Primary schoolteacher Verena Vaucher was also hired at that time to bring some discipline and control to the “rather wild” school environment. She had begun her teaching career as a student teacher in the 1960s, when there was still corporal punishment. School inspectors would express approval if a teacher sometimes grabbed pupils by the hair or cuffed their ear.

It was the influence of the educational reform movement that finally made corporal punishment taboo for her. One of her main models was Neill – she was interested in how youngsters could be brought to want to learn. At Trichtenhausen she wanted to have a school free of fear that functioned without threats of punishment or regular exams and tried to impart to the children the joy of learning.

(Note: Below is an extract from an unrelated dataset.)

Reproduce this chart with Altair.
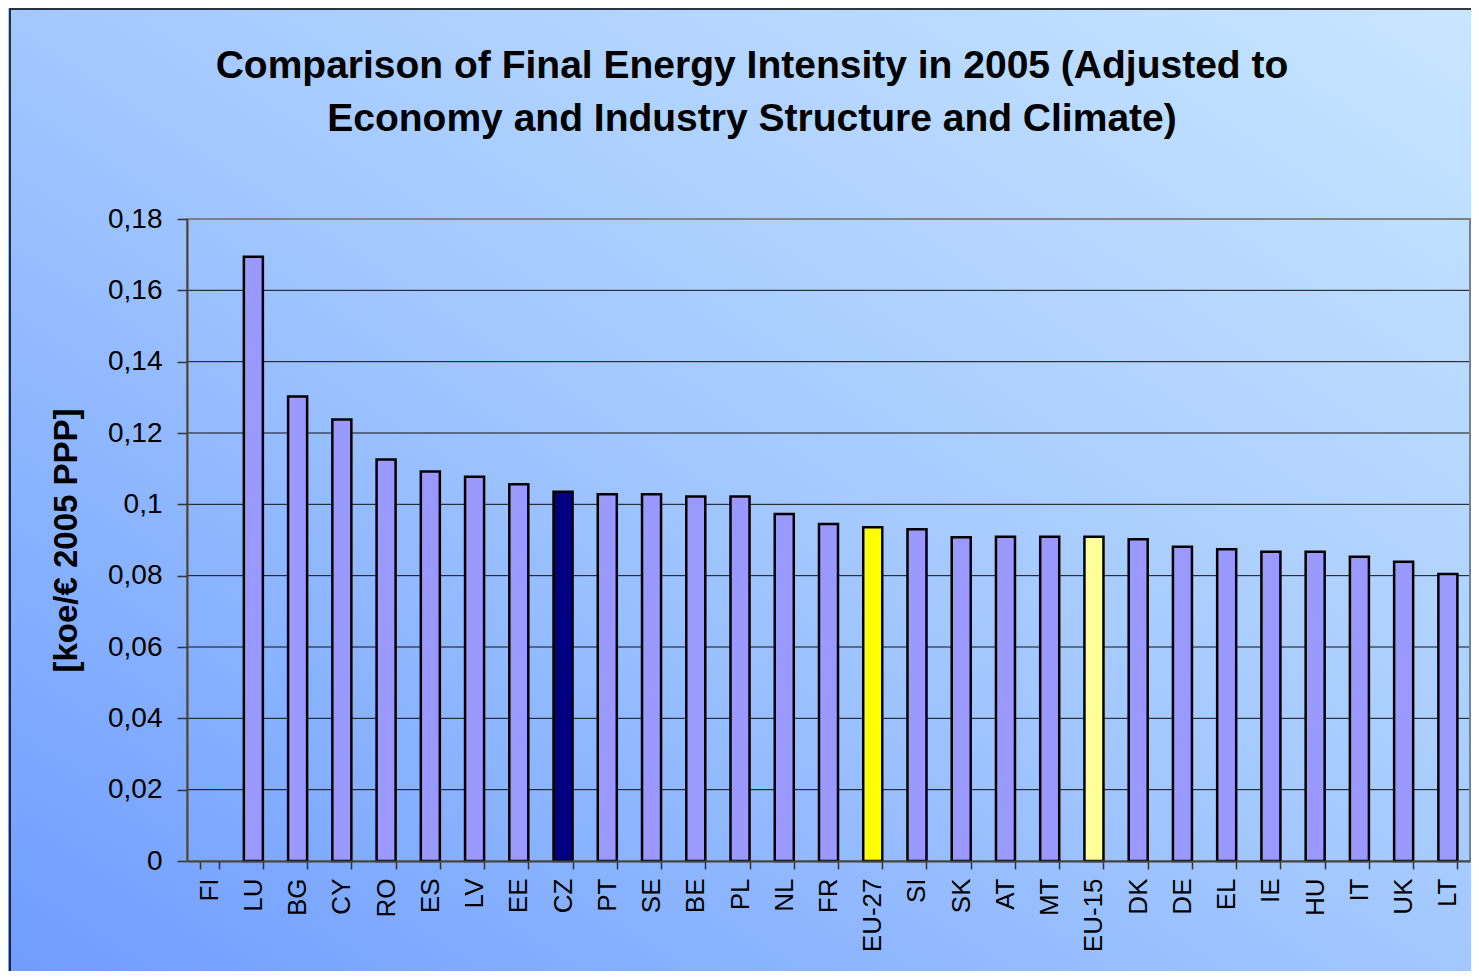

Kinstgewerbeschüler beim „Teach-In“
Pupils in Zurich unhappy with new school guidelines stage a ‘teach-in’ in the corridors in 1970 Photopress-Archiv/Keystone

Vaucher gave pupils a say in making the daily schedule. She went on spontaneous school trips and put on theatre. The teachers were able to teach in an “experience-oriented” and imaginative manner.

The search for a more humane kind of education began long before 1968, of course. According to educational researcher Lucien Criblez, many Swiss educationalists even in the 1920s were more interested in free development of the personality than in imposing drill and discipline.

Yet in the years coming up to the Second World War, authority and leadership became major themes in the classroom again – even in Switzerland. But around 1968 little new was invented.

“Never order him to do anything – nothing at all. Do not make the suggestion that you might have the slightest authority over him.” That was not the credo of some alternative schooler with long hair in 1968, but one with an 18th-century wig: the Geneva thinker Jean-Jacques Rousseau wrote the sentence in his book “Emile, or On Education” more than 250 years ago.